Kareem has gone back to Baghdad, where she had stayed with relatives since September 2006 after Sunni insurgents began threatening to kill Shiites who did not leave. Kareem, who fled with the rest of her family, came back after hearing that Saba al Bor was safe again. Then she saw her house.
On the eastern side of town, where Saba al Bor's Sunni population lives, Talib Abid Karim, who returned Nov. 20, says she did not know she could apply for compensation. She looks at Usama Ali, a volunteer helping resettle people, and asks him to explain the program. Ali says even if she applied for the money she would not get it, because, he insists, only Shiite returnees are being compensated.
Later a U.S. soldier, Army Capt. Brooks Yarborough, dismissed Ali's claim as "just a rumor." But he acknowledged that it was a sign of the lingering distrust that must be overcome if Saba al Bor, which before the war was a relatively affluent community of about 73,000, is to once again become a thriving city.
Karim's house is unscathed, but she is worried for the future. Her husband has no job, and her 12-year-old daughter bears ghastly scars on her stomach from the time she was caught in crossfire during the year they lived elsewhere. She fears that the girl has no chance of getting married if her scars cannot be treated.
But both Sunnis and Shiites, as well as U.S. troops, say there is nowhere close for Sunnis to go for serious medical problems. The nearest hospitals require traveling through areas still considered high-risk for Sunnis because of Shiite militia activities. Many Sunnis are too afraid to go even to the clinic across the city. Getting to a hospital in a Sunni city requires a circuitous route that would take about nine hours.
At a recent meeting in Saba al Bor's newly refurbished government center, which doubles as a U.S.-Iraqi military post, two city leaders were trying to devise a system to ensure that returnees stay. They could fix problems such as broken doors and windows, but not broken trust.
Radhi Muhsin, the city manager, and Mohammed Abdullah, a resettlement volunteer, agreed that getting people to return is not the problem.
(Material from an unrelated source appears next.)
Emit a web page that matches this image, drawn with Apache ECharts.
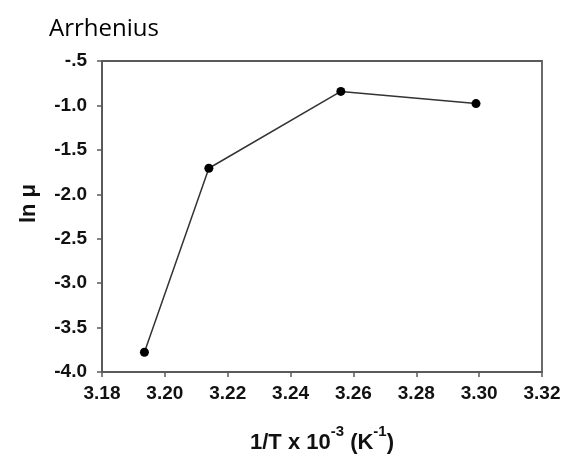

It is making the city work again, and getting the Sunni and Shiite population to mix.
In the last two months, U.S. officials say, more than 20,000 people have streamed home to Saba al Bor, which had a mixed population before the war. Now, it's mainly Shiite because many Sunnis are wary of returning to a place guarded by a police force that is nearly 100% Shiite, Abdullah and Muhsin said.